--- BEGIN ---
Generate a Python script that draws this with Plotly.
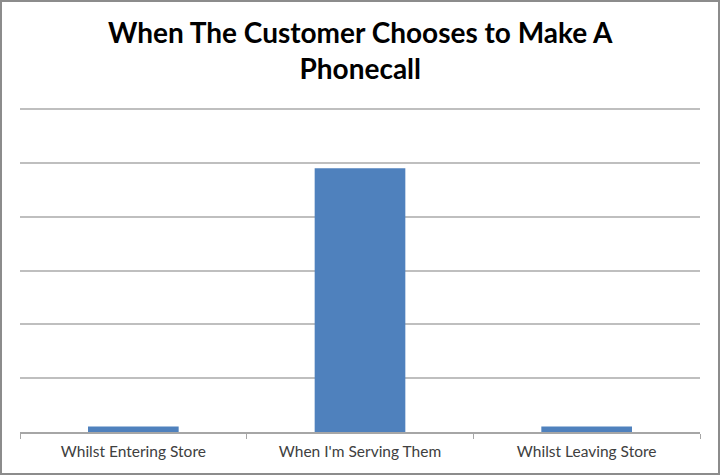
import plotly.graph_objects as go

categories = ["Whilst Entering Store", "When I'm Serving Them", "Whilst Leaving Store"]
values = [0.1, 4.9, 0.1]

W, H = 720, 475
L, R, T, B = 20, 20, 108, 43
pw, ph = W - L - R, H - T - B

fig = go.Figure(go.Bar(x=categories, y=values, marker_color="#4f81bd",
                       marker_line_width=0, width=0.4))

fig.update_layout(
    width=W, height=H,
    margin=dict(l=L, r=R, t=T, b=B, autoexpand=False),
    paper_bgcolor="white", plot_bgcolor="white",
    showlegend=False,
    font=dict(family="Lato", size=15.5, color="#404040"),
)
fig.add_annotation(text="When The Customer Chooses to Make A<br>Phonecall",
                   xref="paper", yref="paper", x=0.5, xanchor="center",
                   y=1 + (T - 13) / ph, yanchor="top", showarrow=False,
                   font=dict(family="Lato", size=28, color="black", weight="bold"))
fig.update_xaxes(showline=True, linecolor="#a6a6a6", linewidth=1.5, automargin=False,
                 ticks="outside", tickson="boundaries", ticklen=5, tickcolor="#a6a6a6",
                 ticklabelstandoff=5,
                 showgrid=False, tickfont=dict(size=15.5, color="#404040"))
fig.update_yaxes(range=[0, 6.02], dtick=1, showticklabels=False, showgrid=True, automargin=False,
                 gridcolor="#bfbfbf", gridwidth=1.5, zeroline=False, showline=False)

fig.add_shape(type="rect", xref="paper", yref="paper",
              x0=-(L - 1) / pw, x1=1 + (R - 1) / pw,
              y0=-(B - 1) / ph, y1=1 + (T - 1) / ph,
              line=dict(color="#8c8c8c", width=2))

fig.write_html("out.html", config={"displayModeBar": False},
               post_script="document.body.style.margin='0';document.body.style.overflow='hidden';")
--- END ---
## Work to be completed:
Copy nothing but the lines from the first one in the listing through the line with "marker_line_width=0, width=0.4))", and omit the pictures.

## Exercise answer:
Generate a Python script that draws this with Plotly.
import plotly.graph_objects as go

categories = ["Whilst Entering Store", "When I'm Serving Them", "Whilst Leaving Store"]
values = [0.1, 4.9, 0.1]

W, H = 720, 475
L, R, T, B = 20, 20, 108, 43
pw, ph = W - L - R, H - T - B

fig = go.Figure(go.Bar(x=categories, y=values, marker_color="#4f81bd",
                       marker_line_width=0, width=0.4))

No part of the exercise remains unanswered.